_Available data_:
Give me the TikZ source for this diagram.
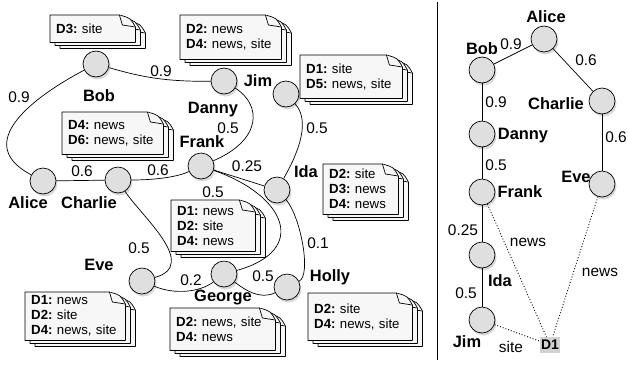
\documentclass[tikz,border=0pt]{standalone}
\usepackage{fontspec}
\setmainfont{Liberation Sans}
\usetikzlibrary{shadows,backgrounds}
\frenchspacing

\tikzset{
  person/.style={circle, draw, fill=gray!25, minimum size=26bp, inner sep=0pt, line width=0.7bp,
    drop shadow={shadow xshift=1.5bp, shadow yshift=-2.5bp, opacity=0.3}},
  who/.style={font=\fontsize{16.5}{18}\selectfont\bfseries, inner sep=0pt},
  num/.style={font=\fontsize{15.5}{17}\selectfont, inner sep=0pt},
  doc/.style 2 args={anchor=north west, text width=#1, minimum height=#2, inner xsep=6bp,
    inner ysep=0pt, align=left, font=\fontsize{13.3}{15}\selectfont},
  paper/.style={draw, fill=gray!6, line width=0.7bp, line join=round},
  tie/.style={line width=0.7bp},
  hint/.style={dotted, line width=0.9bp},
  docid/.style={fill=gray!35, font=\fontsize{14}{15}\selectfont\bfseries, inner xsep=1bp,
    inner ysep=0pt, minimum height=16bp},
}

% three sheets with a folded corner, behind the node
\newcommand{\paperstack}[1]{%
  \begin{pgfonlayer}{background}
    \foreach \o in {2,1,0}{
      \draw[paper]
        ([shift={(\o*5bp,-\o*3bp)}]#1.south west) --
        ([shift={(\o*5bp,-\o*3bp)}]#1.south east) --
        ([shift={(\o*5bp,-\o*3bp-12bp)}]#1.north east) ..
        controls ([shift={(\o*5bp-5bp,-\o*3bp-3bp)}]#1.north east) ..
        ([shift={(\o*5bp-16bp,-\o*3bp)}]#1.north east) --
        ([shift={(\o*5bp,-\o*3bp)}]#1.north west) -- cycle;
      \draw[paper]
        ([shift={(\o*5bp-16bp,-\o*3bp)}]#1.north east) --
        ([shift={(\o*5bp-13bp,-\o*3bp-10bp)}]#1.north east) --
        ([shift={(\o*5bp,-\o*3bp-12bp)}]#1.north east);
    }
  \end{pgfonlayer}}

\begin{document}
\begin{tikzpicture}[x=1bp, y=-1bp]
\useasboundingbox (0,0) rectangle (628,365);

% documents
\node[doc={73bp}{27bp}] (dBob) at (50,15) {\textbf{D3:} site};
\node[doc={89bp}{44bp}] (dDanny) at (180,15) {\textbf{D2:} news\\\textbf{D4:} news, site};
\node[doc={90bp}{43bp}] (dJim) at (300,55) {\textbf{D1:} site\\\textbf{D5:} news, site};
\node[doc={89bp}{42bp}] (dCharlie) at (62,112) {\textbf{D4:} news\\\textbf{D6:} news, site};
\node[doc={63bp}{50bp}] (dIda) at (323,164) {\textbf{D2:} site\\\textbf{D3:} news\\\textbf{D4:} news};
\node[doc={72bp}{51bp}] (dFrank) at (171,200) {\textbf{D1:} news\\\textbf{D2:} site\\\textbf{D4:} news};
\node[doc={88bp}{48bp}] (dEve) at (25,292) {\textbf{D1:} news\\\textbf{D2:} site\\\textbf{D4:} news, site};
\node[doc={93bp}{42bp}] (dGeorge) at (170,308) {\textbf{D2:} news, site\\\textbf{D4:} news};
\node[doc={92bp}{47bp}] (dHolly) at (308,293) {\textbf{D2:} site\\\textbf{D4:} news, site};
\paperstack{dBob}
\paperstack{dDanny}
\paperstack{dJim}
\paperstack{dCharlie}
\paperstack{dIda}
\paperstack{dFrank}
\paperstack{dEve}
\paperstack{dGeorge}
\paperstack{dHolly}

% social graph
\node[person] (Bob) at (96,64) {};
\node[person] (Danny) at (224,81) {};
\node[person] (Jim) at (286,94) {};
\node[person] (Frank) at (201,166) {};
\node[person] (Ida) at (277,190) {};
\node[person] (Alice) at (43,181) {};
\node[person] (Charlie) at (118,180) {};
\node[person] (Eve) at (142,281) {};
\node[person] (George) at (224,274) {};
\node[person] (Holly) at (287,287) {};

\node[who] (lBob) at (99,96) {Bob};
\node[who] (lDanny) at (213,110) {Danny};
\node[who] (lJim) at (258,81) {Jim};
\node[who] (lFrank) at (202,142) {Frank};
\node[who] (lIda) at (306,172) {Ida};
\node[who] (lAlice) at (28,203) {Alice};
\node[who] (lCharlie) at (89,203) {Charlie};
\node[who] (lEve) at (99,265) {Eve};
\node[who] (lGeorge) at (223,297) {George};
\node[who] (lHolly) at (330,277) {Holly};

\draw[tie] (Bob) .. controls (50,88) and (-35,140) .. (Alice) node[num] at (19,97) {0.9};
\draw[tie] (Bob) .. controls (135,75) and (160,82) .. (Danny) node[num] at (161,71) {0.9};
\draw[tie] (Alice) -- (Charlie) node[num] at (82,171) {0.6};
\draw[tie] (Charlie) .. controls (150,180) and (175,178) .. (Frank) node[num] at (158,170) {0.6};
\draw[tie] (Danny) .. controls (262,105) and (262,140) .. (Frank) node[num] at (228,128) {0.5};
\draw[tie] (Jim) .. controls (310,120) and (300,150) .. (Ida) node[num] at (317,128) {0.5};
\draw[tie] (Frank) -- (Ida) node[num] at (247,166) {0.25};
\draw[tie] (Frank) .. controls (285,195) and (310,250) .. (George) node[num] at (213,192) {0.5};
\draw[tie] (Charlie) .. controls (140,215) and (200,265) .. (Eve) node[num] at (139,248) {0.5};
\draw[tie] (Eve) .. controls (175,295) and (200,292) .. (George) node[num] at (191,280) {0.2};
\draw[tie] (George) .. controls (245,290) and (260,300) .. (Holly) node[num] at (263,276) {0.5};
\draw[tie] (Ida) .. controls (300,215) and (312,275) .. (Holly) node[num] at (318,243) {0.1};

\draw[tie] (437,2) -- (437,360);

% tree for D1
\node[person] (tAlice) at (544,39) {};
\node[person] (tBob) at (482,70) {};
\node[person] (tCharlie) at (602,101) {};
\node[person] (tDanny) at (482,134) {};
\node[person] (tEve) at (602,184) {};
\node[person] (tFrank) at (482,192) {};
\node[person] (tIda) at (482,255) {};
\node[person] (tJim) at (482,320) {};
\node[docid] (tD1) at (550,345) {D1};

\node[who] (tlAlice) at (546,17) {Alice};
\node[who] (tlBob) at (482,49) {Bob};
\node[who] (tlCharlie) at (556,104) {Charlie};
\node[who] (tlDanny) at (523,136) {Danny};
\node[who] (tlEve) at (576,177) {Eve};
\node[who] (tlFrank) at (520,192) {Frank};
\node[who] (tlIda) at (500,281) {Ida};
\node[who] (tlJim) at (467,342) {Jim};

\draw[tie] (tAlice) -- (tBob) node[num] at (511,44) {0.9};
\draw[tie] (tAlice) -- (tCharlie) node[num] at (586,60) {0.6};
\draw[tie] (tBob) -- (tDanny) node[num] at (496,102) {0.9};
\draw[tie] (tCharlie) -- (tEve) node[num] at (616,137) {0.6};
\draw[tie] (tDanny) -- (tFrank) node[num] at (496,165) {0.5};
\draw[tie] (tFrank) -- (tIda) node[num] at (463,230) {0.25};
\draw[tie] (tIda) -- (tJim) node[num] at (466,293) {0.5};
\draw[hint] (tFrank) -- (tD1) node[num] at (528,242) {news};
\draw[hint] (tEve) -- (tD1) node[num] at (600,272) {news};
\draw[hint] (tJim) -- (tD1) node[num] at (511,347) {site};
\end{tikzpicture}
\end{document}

_Given request_: Print the complete listing exactly, apart from any pictures.

_Written answer_:
Give me the TikZ source for this diagram.
\documentclass[tikz,border=0pt]{standalone}
\usepackage{fontspec}
\setmainfont{Liberation Sans}
\usetikzlibrary{shadows,backgrounds}
\frenchspacing

\tikzset{
  person/.style={circle, draw, fill=gray!25, minimum size=26bp, inner sep=0pt, line width=0.7bp,
    drop shadow={shadow xshift=1.5bp, shadow yshift=-2.5bp, opacity=0.3}},
  who/.style={font=\fontsize{16.5}{18}\selectfont\bfseries, inner sep=0pt},
  num/.style={font=\fontsize{15.5}{17}\selectfont, inner sep=0pt},
  doc/.style 2 args={anchor=north west, text width=#1, minimum height=#2, inner xsep=6bp,
    inner ysep=0pt, align=left, font=\fontsize{13.3}{15}\selectfont},
  paper/.style={draw, fill=gray!6, line width=0.7bp, line join=round},
  tie/.style={line width=0.7bp},
  hint/.style={dotted, line width=0.9bp},
  docid/.style={fill=gray!35, font=\fontsize{14}{15}\selectfont\bfseries, inner xsep=1bp,
    inner ysep=0pt, minimum height=16bp},
}

% three sheets with a folded corner, behind the node
\newcommand{\paperstack}[1]{%
  \begin{pgfonlayer}{background}
    \foreach \o in {2,1,0}{
      \draw[paper]
        ([shift={(\o*5bp,-\o*3bp)}]#1.south west) --
        ([shift={(\o*5bp,-\o*3bp)}]#1.south east) --
        ([shift={(\o*5bp,-\o*3bp-12bp)}]#1.north east) ..
        controls ([shift={(\o*5bp-5bp,-\o*3bp-3bp)}]#1.north east) ..
        ([shift={(\o*5bp-16bp,-\o*3bp)}]#1.north east) --
        ([shift={(\o*5bp,-\o*3bp)}]#1.north west) -- cycle;
      \draw[paper]
        ([shift={(\o*5bp-16bp,-\o*3bp)}]#1.north east) --
        ([shift={(\o*5bp-13bp,-\o*3bp-10bp)}]#1.north east) --
        ([shift={(\o*5bp,-\o*3bp-12bp)}]#1.north east);
    }
  \end{pgfonlayer}}

\begin{document}
\begin{tikzpicture}[x=1bp, y=-1bp]
\useasboundingbox (0,0) rectangle (628,365);

% documents
\node[doc={73bp}{27bp}] (dBob) at (50,15) {\textbf{D3:} site};
\node[doc={89bp}{44bp}] (dDanny) at (180,15) {\textbf{D2:} news\\\textbf{D4:} news, site};
\node[doc={90bp}{43bp}] (dJim) at (300,55) {\textbf{D1:} site\\\textbf{D5:} news, site};
\node[doc={89bp}{42bp}] (dCharlie) at (62,112) {\textbf{D4:} news\\\textbf{D6:} news, site};
\node[doc={63bp}{50bp}] (dIda) at (323,164) {\textbf{D2:} site\\\textbf{D3:} news\\\textbf{D4:} news};
\node[doc={72bp}{51bp}] (dFrank) at (171,200) {\textbf{D1:} news\\\textbf{D2:} site\\\textbf{D4:} news};
\node[doc={88bp}{48bp}] (dEve) at (25,292) {\textbf{D1:} news\\\textbf{D2:} site\\\textbf{D4:} news, site};
\node[doc={93bp}{42bp}] (dGeorge) at (170,308) {\textbf{D2:} news, site\\\textbf{D4:} news};
\node[doc={92bp}{47bp}] (dHolly) at (308,293) {\textbf{D2:} site\\\textbf{D4:} news, site};
\paperstack{dBob}
\paperstack{dDanny}
\paperstack{dJim}
\paperstack{dCharlie}
\paperstack{dIda}
\paperstack{dFrank}
\paperstack{dEve}
\paperstack{dGeorge}
\paperstack{dHolly}

% social graph
\node[person] (Bob) at (96,64) {};
\node[person] (Danny) at (224,81) {};
\node[person] (Jim) at (286,94) {};
\node[person] (Frank) at (201,166) {};
\node[person] (Ida) at (277,190) {};
\node[person] (Alice) at (43,181) {};
\node[person] (Charlie) at (118,180) {};
\node[person] (Eve) at (142,281) {};
\node[person] (George) at (224,274) {};
\node[person] (Holly) at (287,287) {};

\node[who] (lBob) at (99,96) {Bob};
\node[who] (lDanny) at (213,110) {Danny};
\node[who] (lJim) at (258,81) {Jim};
\node[who] (lFrank) at (202,142) {Frank};
\node[who] (lIda) at (306,172) {Ida};
\node[who] (lAlice) at (28,203) {Alice};
\node[who] (lCharlie) at (89,203) {Charlie};
\node[who] (lEve) at (99,265) {Eve};
\node[who] (lGeorge) at (223,297) {George};
\node[who] (lHolly) at (330,277) {Holly};

\draw[tie] (Bob) .. controls (50,88) and (-35,140) .. (Alice) node[num] at (19,97) {0.9};
\draw[tie] (Bob) .. controls (135,75) and (160,82) .. (Danny) node[num] at (161,71) {0.9};
\draw[tie] (Alice) -- (Charlie) node[num] at (82,171) {0.6};
\draw[tie] (Charlie) .. controls (150,180) and (175,178) .. (Frank) node[num] at (158,170) {0.6};
\draw[tie] (Danny) .. controls (262,105) and (262,140) .. (Frank) node[num] at (228,128) {0.5};
\draw[tie] (Jim) .. controls (310,120) and (300,150) .. (Ida) node[num] at (317,128) {0.5};
\draw[tie] (Frank) -- (Ida) node[num] at (247,166) {0.25};
\draw[tie] (Frank) .. controls (285,195) and (310,250) .. (George) node[num] at (213,192) {0.5};
\draw[tie] (Charlie) .. controls (140,215) and (200,265) .. (Eve) node[num] at (139,248) {0.5};
\draw[tie] (Eve) .. controls (175,295) and (200,292) .. (George) node[num] at (191,280) {0.2};
\draw[tie] (George) .. controls (245,290) and (260,300) .. (Holly) node[num] at (263,276) {0.5};
\draw[tie] (Ida) .. controls (300,215) and (312,275) .. (Holly) node[num] at (318,243) {0.1};

\draw[tie] (437,2) -- (437,360);

% tree for D1
\node[person] (tAlice) at (544,39) {};
\node[person] (tBob) at (482,70) {};
\node[person] (tCharlie) at (602,101) {};
\node[person] (tDanny) at (482,134) {};
\node[person] (tEve) at (602,184) {};
\node[person] (tFrank) at (482,192) {};
\node[person] (tIda) at (482,255) {};
\node[person] (tJim) at (482,320) {};
\node[docid] (tD1) at (550,345) {D1};

\node[who] (tlAlice) at (546,17) {Alice};
\node[who] (tlBob) at (482,49) {Bob};
\node[who] (tlCharlie) at (556,104) {Charlie};
\node[who] (tlDanny) at (523,136) {Danny};
\node[who] (tlEve) at (576,177) {Eve};
\node[who] (tlFrank) at (520,192) {Frank};
\node[who] (tlIda) at (500,281) {Ida};
\node[who] (tlJim) at (467,342) {Jim};

\draw[tie] (tAlice) -- (tBob) node[num] at (511,44) {0.9};
\draw[tie] (tAlice) -- (tCharlie) node[num] at (586,60) {0.6};
\draw[tie] (tBob) -- (tDanny) node[num] at (496,102) {0.9};
\draw[tie] (tCharlie) -- (tEve) node[num] at (616,137) {0.6};
\draw[tie] (tDanny) -- (tFrank) node[num] at (496,165) {0.5};
\draw[tie] (tFrank) -- (tIda) node[num] at (463,230) {0.25};
\draw[tie] (tIda) -- (tJim) node[num] at (466,293) {0.5};
\draw[hint] (tFrank) -- (tD1) node[num] at (528,242) {news};
\draw[hint] (tEve) -- (tD1) node[num] at (600,272) {news};
\draw[hint] (tJim) -- (tD1) node[num] at (511,347) {site};
\end{tikzpicture}
\end{document}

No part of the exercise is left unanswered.